È un’emozione, ogni volta, scendere i gradini che portano alla grande sala Sottofedericiana della Pinacoteca Ambrosiana, a Milano, e trovarsi davanti i tre video di Marina Abramović dedicati a Santa Teresa d’Avila. Capisco che in quanto curatore della mostra (in collaborazione con Elena Gervasoni) quest’affermazione possa suonare come forma di autocompiacimento. Ma l’emozione, più ancora che dal rivedere queste opere, così intense e così formalmente perfette, è data dall’osservare l’attenzione e il silenzio con il quale le persone si lasciano catturare dal lento flusso delle immagini: una reazione già sperimentata quando, come Casa Testori, nel 2015 avevamo portato al Meeting di Rimini una ricostruzione narrata della più celebre e popolare performance dell’artista serba, “Artist is present”, realizzata nel 2010 al Moma di New York.
“The Kitchen. Homage to Saint Therese” è una performance datata 2009. Marina Abramović l’aveva messa in opera nelle cucine (da qui il titolo) di un convento spagnolo di suore clarisse, dismesso nel 1995. Il convento si trovava a Gijon, nelle Asturie, ed era stato anche orfanotrofio che accoglieva i tanti bambini rimasti senza padre per via delle tante morti causate dal lavoro in miniera. In quelle cucine, che le avevano ricordato l’ambiente dove da ragazza, a Belgrado, aveva passato tante ore a confidarsi con la nonna, figura fondamentale della sua adolescenza, Marina ha voluto realizzare un percorso su Santa Teresa d’Avila che aveva già ben chiaro nella testa.
Aveva letto, infatti, i suoi diari ed era rimasta colpita dalla descrizione di situazioni in cui la fondatrice dei carmelitani si trovava catturata da una forza più grande di lei. L’artista ha spiegato di essere stata colpita dall’energia spirituale che pervadeva Teresa e che la portava a vivere esperienze di grande intensità anche fisica, nella normalità delle sue giornate.

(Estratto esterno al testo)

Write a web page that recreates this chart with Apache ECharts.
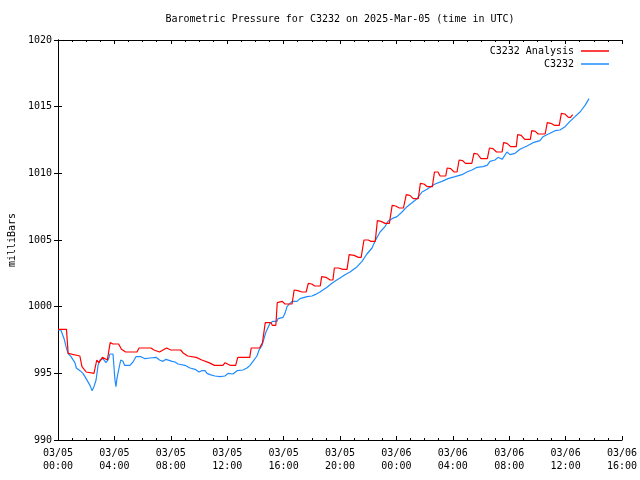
<!DOCTYPE html>
<html>
<head>
<meta charset="utf-8">
<script src="https://cdn.jsdelivr.net/npm/echarts@6/dist/echarts.min.js"></script>
<style>html,body{margin:0;padding:0;background:#fff}#c{width:640px;height:480px}</style>
</head>
<body>
<div id="c"></div>
<script>
// hours since 2025-03-05 00:00 UTC
var analysisHours = [0,0.6,0.72,1.55,1.7,2.0,2.55,2.75,2.9,3.15,3.5,3.7,3.9,4.3,4.5,4.8,5.6,5.75,6.6,6.8,7.2,7.7,8.0,8.7,8.9,9.2,9.8,10.2,10.7,11.1,11.7,11.85,12.2,12.6,12.75,13.6,13.7,14.3,14.5,14.7,15.1,15.2,15.45,15.55,15.9,16.1,16.6,16.75,17.0,17.3,17.6,17.75,18.0,18.2,18.6,18.7,19.0,19.3,19.5,19.6,19.9,20.2,20.5,20.65,21.0,21.3,21.5,21.7,22.0,22.2,22.5,22.65,22.9,23.2,23.5,23.7,23.95,24.2,24.5,24.7,24.95,25.2,25.55,25.7,25.95,26.2,26.55,26.7,26.95,27.1,27.5,27.6,27.85,28.1,28.3,28.45,28.7,28.9,29.35,29.5,29.75,30.0,30.45,30.6,30.85,31.1,31.5,31.6,31.85,32.1,32.5,32.6,32.85,33.1,33.5,33.6,33.85,34.05,34.55,34.7,34.95,35.2,35.55,35.7,35.95,36.2,36.35,36.5];
var analysisValues = [998.3,998.3,996.5,996.3,995.5,995.1,995.0,996.0,995.8,996.2,996.0,997.3,997.2,997.2,996.8,996.6,996.6,996.9,996.9,996.75,996.6,996.9,996.75,996.75,996.5,996.3,996.2,996.0,995.8,995.6,995.6,995.8,995.6,995.6,996.2,996.2,996.9,996.9,997.3,998.8,998.8,998.6,998.6,1000.3,1000.4,1000.2,1000.2,1001.25,1001.2,1001.1,1001.1,1001.75,1001.7,1001.55,1001.55,1002.25,1002.2,1002.0,1002.0,1002.9,1002.9,1002.8,1002.8,1003.9,1003.85,1003.7,1003.7,1005.0,1005.0,1004.9,1004.9,1006.45,1006.4,1006.25,1006.25,1007.6,1007.55,1007.4,1007.4,1008.4,1008.35,1008.1,1008.1,1009.25,1009.2,1009.0,1009.0,1010.1,1010.1,1009.8,1009.8,1010.4,1010.35,1010.1,1010.1,1011.0,1010.95,1010.75,1010.75,1011.5,1011.45,1011.1,1011.1,1011.9,1011.85,1011.6,1011.6,1012.3,1012.25,1012.0,1012.0,1012.9,1012.85,1012.55,1012.55,1013.2,1013.15,1012.95,1012.95,1013.8,1013.75,1013.6,1013.6,1014.5,1014.45,1014.2,1014.2,1014.4];

var stationHours = [0,0.2,0.43,0.57,0.71,0.92,1.2,1.3,1.56,1.77,1.91,2.0,2.27,2.41,2.55,2.7,2.84,2.98,3.09,3.19,3.3,3.4,3.55,3.69,3.9,4.04,4.11,4.18,4.33,4.45,4.61,4.72,5.1,5.32,5.53,5.89,6.17,6.52,6.95,7.2,7.45,7.66,7.8,8.09,8.3,8.51,9.0,9.36,9.72,9.84,10.0,10.19,10.43,10.57,10.78,11.13,11.49,11.84,12.06,12.2,12.41,12.7,13.12,13.4,13.62,13.83,14.11,14.26,14.47,14.61,14.75,14.82,15.04,15.25,15.53,15.6,15.96,16.1,16.24,16.45,16.6,16.95,17.16,17.66,18.01,18.23,18.58,18.79,19.08,19.43,19.77,20.0,20.35,20.71,21.21,21.56,21.91,22.27,22.48,22.84,23.19,23.4,23.69,24.04,24.4,24.75,25.11,25.46,25.82,26.17,26.52,26.74,27.23,27.66,27.8,28.16,28.65,29.0,29.36,29.72,30.14,30.43,30.64,30.99,31.21,31.5,31.84,32.06,32.41,32.77,33.26,33.69,34.18,34.4,34.89,35.25,35.6,35.96,36.31,36.67,37.02,37.38,37.66];
var stationValues = [998.25,998.25,997.6,997.0,996.5,996.25,995.8,995.4,995.2,995.0,994.75,994.8,994.1,993.7,994.0,994.5,995.6,996.0,996.15,996.1,996.0,995.8,996.0,996.45,996.45,994.5,994.0,994.6,995.4,996.0,995.9,995.6,995.6,995.85,996.25,996.25,996.1,996.15,996.2,996.0,995.9,996.05,996.1,995.9,995.85,995.7,995.6,995.4,995.3,995.4,995.1,995.2,995.2,995.0,994.9,994.8,994.75,994.8,995.0,995.1,994.95,995.2,995.25,995.4,995.6,995.9,996.3,996.75,997.1,997.6,998.1,998.25,998.75,998.9,998.9,999.1,999.2,999.5,1000.0,1000.25,1000.4,1000.4,1000.6,1000.75,1000.8,1000.9,1001.1,1001.25,1001.45,1001.75,1002.0,1002.15,1002.4,1002.6,1003.0,1003.4,1003.95,1004.4,1004.9,1005.6,1006.0,1006.4,1006.6,1006.75,1007.1,1007.5,1007.8,1008.1,1008.6,1008.8,1009.05,1009.2,1009.4,1009.6,1009.45,1009.75,1009.9,1010.1,1010.25,1010.45,1010.5,1010.6,1010.9,1011.0,1011.2,1011.05,1011.6,1011.4,1011.5,1011.8,1012.05,1012.3,1012.45,1012.75,1013.0,1013.2,1013.25,1013.5,1013.9,1014.25,1014.6,1015.1,1015.6];

var seriesNames = ['C3232 Analysis', 'C3232'];
var seriesColors = ['#ff0000', '#1e8cff'];
var xMin = 0, xMax = 40, xStep = 4;
var yMin = 990, yMax = 1020, yStep = 5;
var dayLabels = ['03/05', '03/06'];

function pairs(xs, ys) { return xs.map(function (x, i) { return [x, ys[i]]; }); }
function fmtHour(h) {
  var d = Math.floor(h / 24), hh = h % 24;
  return dayLabels[d] + '\n' + (hh < 10 ? '0' : '') + hh + ':00';
}
function fmtY(v) { return String(v); }
var mono = '"DejaVu Sans Mono", "Liberation Mono", monospace';
var chart = echarts.init(document.getElementById('c'), null, {renderer: 'canvas'});
var axisLine = {show: true, lineStyle: {color: '#000', width: 1}};
var majorTick = {show: true, inside: true, length: 4, lineStyle: {color: '#000'}};
var minorTick = {show: true, splitNumber: 4, length: 2, lineStyle: {color: '#000'}};
chart.setOption({
  animation: false,
  backgroundColor: '#fff',
  title: {
    text: 'Barometric Pressure for C3232 on 2025-Mar-05 (time in UTC)',
    left: 340, textAlign: 'center', top: 14, padding: 0,
    textStyle: {fontFamily: mono, fontSize: 10, fontWeight: 'normal', color: '#000'}
  },
  legend: {
    orient: 'vertical', right: 31, top: 44.5, align: 'right', padding: 0,
    itemWidth: 28, itemHeight: 1.5, itemGap: 0,
    textStyle: {fontFamily: mono, fontSize: 10, color: '#000', lineHeight: 13, padding: [0, 2, 0, 0]},
    data: [{name: seriesNames[0], icon: 'rect'}, {name: seriesNames[1], icon: 'rect'}]
  },
  grid: {left: 58, right: 18, top: 40, bottom: 40, containLabel: false, outerBoundsMode: 'none'},
  xAxis: [{
    type: 'value', min: xMin, max: xMax, interval: xStep,
    axisLine: axisLine, axisTick: majorTick, minorTick: minorTick,
    splitLine: {show: false},
    axisLabel: {margin: 7, fontFamily: mono, fontSize: 10, color: '#000', lineHeight: 13, formatter: fmtHour, hideOverlap: false}
  }, {
    type: 'value', position: 'top', min: xMin, max: xMax, interval: xStep,
    axisLine: axisLine, axisTick: majorTick, minorTick: minorTick,
    splitLine: {show: false}, axisLabel: {show: false}
  }],
  yAxis: [{
    type: 'value', min: yMin, max: yMax, interval: yStep,
    name: 'milliBars', nameLocation: 'middle', nameGap: 41, nameRotate: 90,
    nameTextStyle: {fontFamily: mono, fontSize: 10, color: '#000'},
    axisLine: axisLine, axisTick: majorTick,
    splitLine: {show: false},
    axisLabel: {margin: 6, fontFamily: mono, fontSize: 10, color: '#000', formatter: fmtY}
  }, {
    type: 'value', position: 'right', min: yMin, max: yMax, interval: yStep,
    axisLine: axisLine, axisTick: majorTick,
    splitLine: {show: false}, axisLabel: {show: false}
  }],
  series: [{
    name: seriesNames[0], type: 'line', xAxisIndex: 0, yAxisIndex: 0,
    showSymbol: false, symbol: 'none', color: seriesColors[0],
    lineStyle: {width: 1.2, color: seriesColors[0]},
    data: pairs(analysisHours, analysisValues), z: 3
  }, {
    name: seriesNames[1], type: 'line', xAxisIndex: 0, yAxisIndex: 0,
    showSymbol: false, symbol: 'none', color: seriesColors[1],
    lineStyle: {width: 1.2, color: seriesColors[1]},
    data: pairs(stationHours, stationValues), z: 2
  }]
});
</script>
</body>
</html>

Mi sono chiesto cosa colpisca le persone davanti a questi video che nulla concedono alla spettacolarità. La prima risposta che istintivamente ci si può dare è relativa alla bellezza formale esaltata dall’allestimento curato da Martina Valcamonica: i video sono come quadri, dove si riconosce il debito che Marina Abramović ha contratto con due grandi artisti del Seicento spagnolo, come El Greco e Zurbarán.
L’imprinting di quest’ultimo è ben riconoscibile nel video che apre il trittico, quello intitolato Vanitas, dove l’artista con le mani sfiora un teschio, senza mai arrivare a toccarlo e finendo con il compiere un gesto inatteso e protettivo.
El Greco invece suggerisce l’immagine tutta verticale del secondo video, quello in cui Marina Abramović sperimenta, con un pentolino stracolmo di latte tra le mani, il “terremoto spirituale” raccontato da Teresa.
L’ultima stazione è quella relativa all’episodio della levitazione: la santa racconta di essersi sentita più volte sollevata da terra (cosa testimoniata dalle consorelle). Era una situazione che viveva anche con una certa contrarietà, perché le impediva le normali occupazioni quotidiane o anche di mangiare, tanto che a volte le capitava di rivolgersi al Signore chiedendogli di risparmiarle quei segni di predilezione…
Questa familiarità tra Teresa e Gesù è tra l’altro uno degli aspetti che hanno colpito Marina, la quale tuttavia ha sempre chiarito di non voler guardare agli aspetti confessionali della figura della santa. La performance della levitazione è certamente la più iconica ed emozionante: e alla fine viene da credere che sia proprio l’intensità dell’esperienza umana vissuta e restituita dall’artista attraverso questi video, quella che conquista oggi i visitatori.
Visitatori che sono stati davvero tanti in questi 40 giorni di apertura dell’installazione: per questo l’Ambrosiana ha deciso di prorogare la mostra, fino al prossimo 28 febbraio. Sarà anche un’occasione per ammirare la meravigliosa e contigua Cripta di San Sepolcro, rimessa a splendore dal recente restauro. La visita alla Cripta conclude infatti il percorso, sempre all’insegna di un’inattesa e segreta bellezza.